- Recorded information

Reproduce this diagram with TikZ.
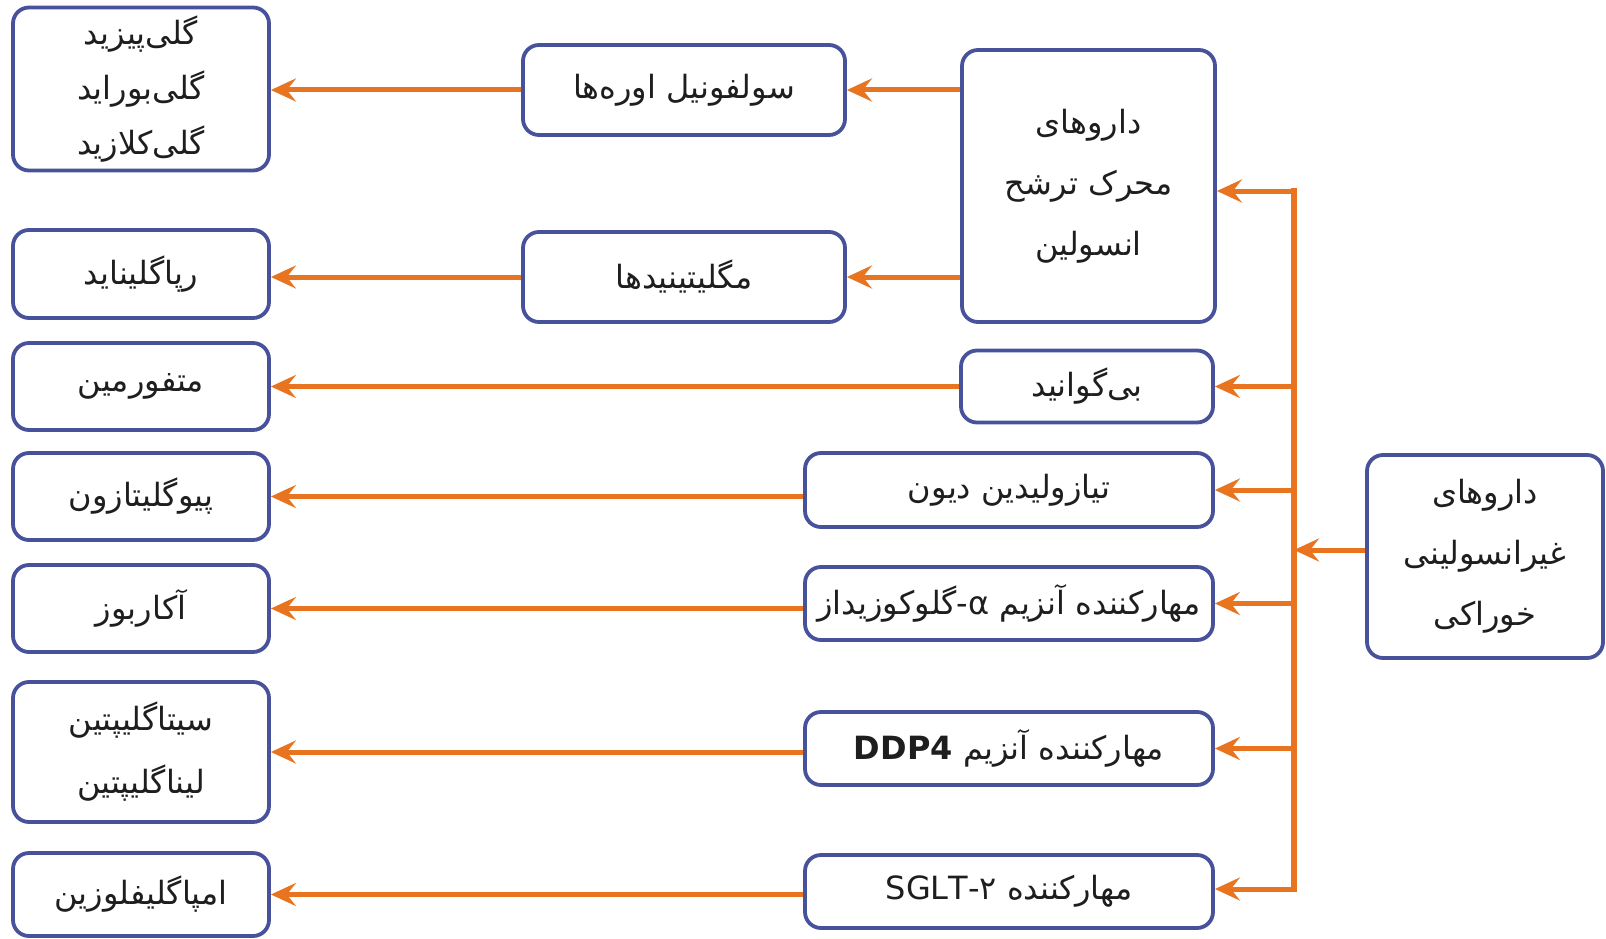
\documentclass[tikz,border=0pt]{standalone}
\usepackage{fontspec}
\setmainfont{DejaVu Sans}
\newfontfamily\arabicfont[Script=Arabic]{DejaVu Sans}
\TeXXeTstate=1
\usetikzlibrary{arrows.meta}
\definecolor{arrorange}{RGB}{232,116,32}
\definecolor{boxblue}{RGB}{72,82,155}
\definecolor{txt}{RGB}{30,30,30}
\newcommand{\fa}[1]{{\arabicfont\beginR #1\endR}}
\begin{document}
\begin{tikzpicture}[x=1pt,y=-1pt,
  box/.style={draw=boxblue, line width=3.8pt, rounded corners=16pt, fill=white,
    inner sep=0pt, align=center, text=txt, font=\fontsize{32}{55}\selectfont},
  arr/.style={draw=arrorange, line width=5pt,
    -{Stealth[length=25pt,width=23pt,inset=9pt]}},
  vline/.style={draw=arrorange, line width=6.5pt, line cap=rect},
]
\useasboundingbox (0,0) rectangle (1606,939);

% left column
\node[box, minimum width=256pt, minimum height=163pt] (L1) at (141,89)
  {\fa{گلی‌پیزید}\\\fa{گلی‌بوراید}\\\fa{گلی‌کلازید}};
\node[box, minimum width=256pt, minimum height=88pt] (L2) at (141,274) {\fa{رپاگلیناید}};
\node[box, minimum width=256pt, minimum height=87pt] (L3) at (141,386.5) {\fa{متفورمین}};
\node[box, minimum width=256pt, minimum height=87pt] (L4) at (141,496.5) {\fa{پیوگلیتازون}};
\node[box, minimum width=256pt, minimum height=87pt] (L5) at (141,608.5) {\fa{آکاربوز}};
\node[box, minimum width=256pt, minimum height=140pt, font=\fontsize{32}{63}\selectfont] (L6) at (141,752)
  {\fa{سیتاگلیپتین}\\\fa{لیناگلیپتین}};
\node[box, minimum width=256pt, minimum height=83pt] (L7) at (141,894.5) {\fa{امپاگلیفلوزین}};

% middle column
\node[box, minimum width=322pt, minimum height=90pt] (M1) at (684,90) {\fa{سولفونیل اوره‌ها}};
\node[box, minimum width=322pt, minimum height=90pt] (M2) at (684,277) {\fa{مگلیتینیدها}};

% right-middle column
\node[box, minimum width=253pt, minimum height=272pt, font=\fontsize{32}{61}\selectfont] (R1) at (1088.5,186)
  {\fa{داروهای}\\\fa{محرک ترشح}\\\fa{انسولین}};
\node[box, minimum width=252pt, minimum height=72pt] (R2) at (1087,386.5) {\fa{بی‌گوانید}};
\node[box, minimum width=408pt, minimum height=74pt] (R3) at (1009,490) {\fa{تیازولیدین دیون}};
\node[box, minimum width=408pt, minimum height=73pt] (R4) at (1009,603.5)
  {\fa{مهارکننده آنزیم \hbox{α}\hbox{-}\hbox{گلوکوزیداز}}};
\node[box, minimum width=408pt, minimum height=73pt] (R5) at (1009,748.5)
  {\fa{مهارکننده آنزیم \beginL\textbf{DDP4}\endL}};
\node[box, minimum width=408pt, minimum height=73pt] (R6) at (1009,891.5)
  {\fa{مهارکننده \beginL SGLT-۲\endL}};

% far right
\node[box, minimum width=236pt, minimum height=203pt, font=\fontsize{32}{61}\selectfont] (F) at (1485,556.5)
  {\fa{داروهای}\\\fa{غیرانسولینی}\\\fa{خوراکی}};

% trunk
\coordinate (vtop) at (1294,191);
\coordinate (vbot) at (1294,889);
\coordinate (vjoin) at (1294,550);
\draw[vline] (vtop) -- (vbot);
\draw[arr] (F.west |- vjoin) -- (vjoin);

\draw[arr] (vtop) -- (vtop -| R1.east);
\draw[arr] (R2.east -| vtop) -- (R2.east);
\draw[arr] (R3.east -| vtop) -- (R3.east);
\draw[arr] (R4.east -| vtop) -- (R4.east);
\draw[arr] (R5.east -| vtop) -- (R5.east);
\draw[arr] (vbot) -- (vbot -| R6.east);

% to the left
\draw[arr] (R1.west |- M1.east) -- (M1.east);
\draw[arr] (R1.west |- M2.east) -- (M2.east);
\draw[arr] (M1.west) -- (M1.west -| L1.east);
\draw[arr] (M2.west) -- (M2.west -| L2.east);
\draw[arr] (R2.west |- L3.east) -- (L3.east);
\draw[arr] (R3.west |- L4.east) -- (L4.east);
\draw[arr] (R4.west |- L5.east) -- (L5.east);
\draw[arr] (R5.west |- L6.east) -- (L6.east);
\draw[arr] (R6.west |- L7.east) -- (L7.east);
\end{tikzpicture}
\end{document}
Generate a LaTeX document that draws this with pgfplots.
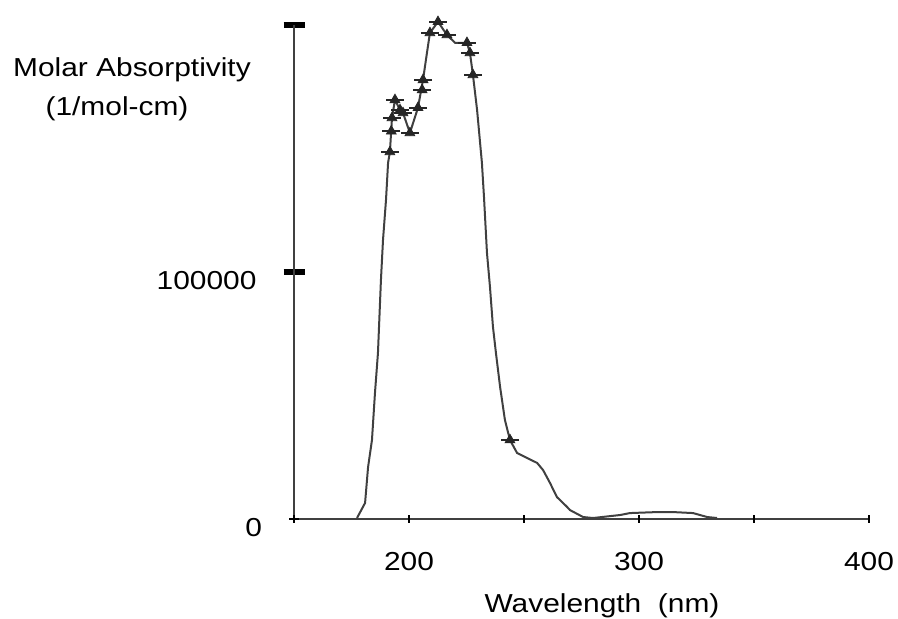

- Task goal
Copy out the whole listing exactly, and don't carry over any pictures.

- Finished answer
Reproduce this diagram with TikZ.
\documentclass[tikz,border=0pt]{standalone}
\usepackage{fontspec}
\setmainfont{DejaVu Sans}
\newfontfamily\arabicfont[Script=Arabic]{DejaVu Sans}
\TeXXeTstate=1
\usetikzlibrary{arrows.meta}
\definecolor{arrorange}{RGB}{232,116,32}
\definecolor{boxblue}{RGB}{72,82,155}
\definecolor{txt}{RGB}{30,30,30}
\newcommand{\fa}[1]{{\arabicfont\beginR #1\endR}}
\begin{document}
\begin{tikzpicture}[x=1pt,y=-1pt,
  box/.style={draw=boxblue, line width=3.8pt, rounded corners=16pt, fill=white,
    inner sep=0pt, align=center, text=txt, font=\fontsize{32}{55}\selectfont},
  arr/.style={draw=arrorange, line width=5pt,
    -{Stealth[length=25pt,width=23pt,inset=9pt]}},
  vline/.style={draw=arrorange, line width=6.5pt, line cap=rect},
]
\useasboundingbox (0,0) rectangle (1606,939);

% left column
\node[box, minimum width=256pt, minimum height=163pt] (L1) at (141,89)
  {\fa{گلی‌پیزید}\\\fa{گلی‌بوراید}\\\fa{گلی‌کلازید}};
\node[box, minimum width=256pt, minimum height=88pt] (L2) at (141,274) {\fa{رپاگلیناید}};
\node[box, minimum width=256pt, minimum height=87pt] (L3) at (141,386.5) {\fa{متفورمین}};
\node[box, minimum width=256pt, minimum height=87pt] (L4) at (141,496.5) {\fa{پیوگلیتازون}};
\node[box, minimum width=256pt, minimum height=87pt] (L5) at (141,608.5) {\fa{آکاربوز}};
\node[box, minimum width=256pt, minimum height=140pt, font=\fontsize{32}{63}\selectfont] (L6) at (141,752)
  {\fa{سیتاگلیپتین}\\\fa{لیناگلیپتین}};
\node[box, minimum width=256pt, minimum height=83pt] (L7) at (141,894.5) {\fa{امپاگلیفلوزین}};

% middle column
\node[box, minimum width=322pt, minimum height=90pt] (M1) at (684,90) {\fa{سولفونیل اوره‌ها}};
\node[box, minimum width=322pt, minimum height=90pt] (M2) at (684,277) {\fa{مگلیتینیدها}};

% right-middle column
\node[box, minimum width=253pt, minimum height=272pt, font=\fontsize{32}{61}\selectfont] (R1) at (1088.5,186)
  {\fa{داروهای}\\\fa{محرک ترشح}\\\fa{انسولین}};
\node[box, minimum width=252pt, minimum height=72pt] (R2) at (1087,386.5) {\fa{بی‌گوانید}};
\node[box, minimum width=408pt, minimum height=74pt] (R3) at (1009,490) {\fa{تیازولیدین دیون}};
\node[box, minimum width=408pt, minimum height=73pt] (R4) at (1009,603.5)
  {\fa{مهارکننده آنزیم \hbox{α}\hbox{-}\hbox{گلوکوزیداز}}};
\node[box, minimum width=408pt, minimum height=73pt] (R5) at (1009,748.5)
  {\fa{مهارکننده آنزیم \beginL\textbf{DDP4}\endL}};
\node[box, minimum width=408pt, minimum height=73pt] (R6) at (1009,891.5)
  {\fa{مهارکننده \beginL SGLT-۲\endL}};

% far right
\node[box, minimum width=236pt, minimum height=203pt, font=\fontsize{32}{61}\selectfont] (F) at (1485,556.5)
  {\fa{داروهای}\\\fa{غیرانسولینی}\\\fa{خوراکی}};

% trunk
\coordinate (vtop) at (1294,191);
\coordinate (vbot) at (1294,889);
\coordinate (vjoin) at (1294,550);
\draw[vline] (vtop) -- (vbot);
\draw[arr] (F.west |- vjoin) -- (vjoin);

\draw[arr] (vtop) -- (vtop -| R1.east);
\draw[arr] (R2.east -| vtop) -- (R2.east);
\draw[arr] (R3.east -| vtop) -- (R3.east);
\draw[arr] (R4.east -| vtop) -- (R4.east);
\draw[arr] (R5.east -| vtop) -- (R5.east);
\draw[arr] (vbot) -- (vbot -| R6.east);

% to the left
\draw[arr] (R1.west |- M1.east) -- (M1.east);
\draw[arr] (R1.west |- M2.east) -- (M2.east);
\draw[arr] (M1.west) -- (M1.west -| L1.east);
\draw[arr] (M2.west) -- (M2.west -| L2.east);
\draw[arr] (R2.west |- L3.east) -- (L3.east);
\draw[arr] (R3.west |- L4.east) -- (L4.east);
\draw[arr] (R4.west |- L5.east) -- (L5.east);
\draw[arr] (R5.west |- L6.east) -- (L6.east);
\draw[arr] (R6.west |- L7.east) -- (L7.east);
\end{tikzpicture}
\end{document}
Generate a LaTeX document that draws this with pgfplots.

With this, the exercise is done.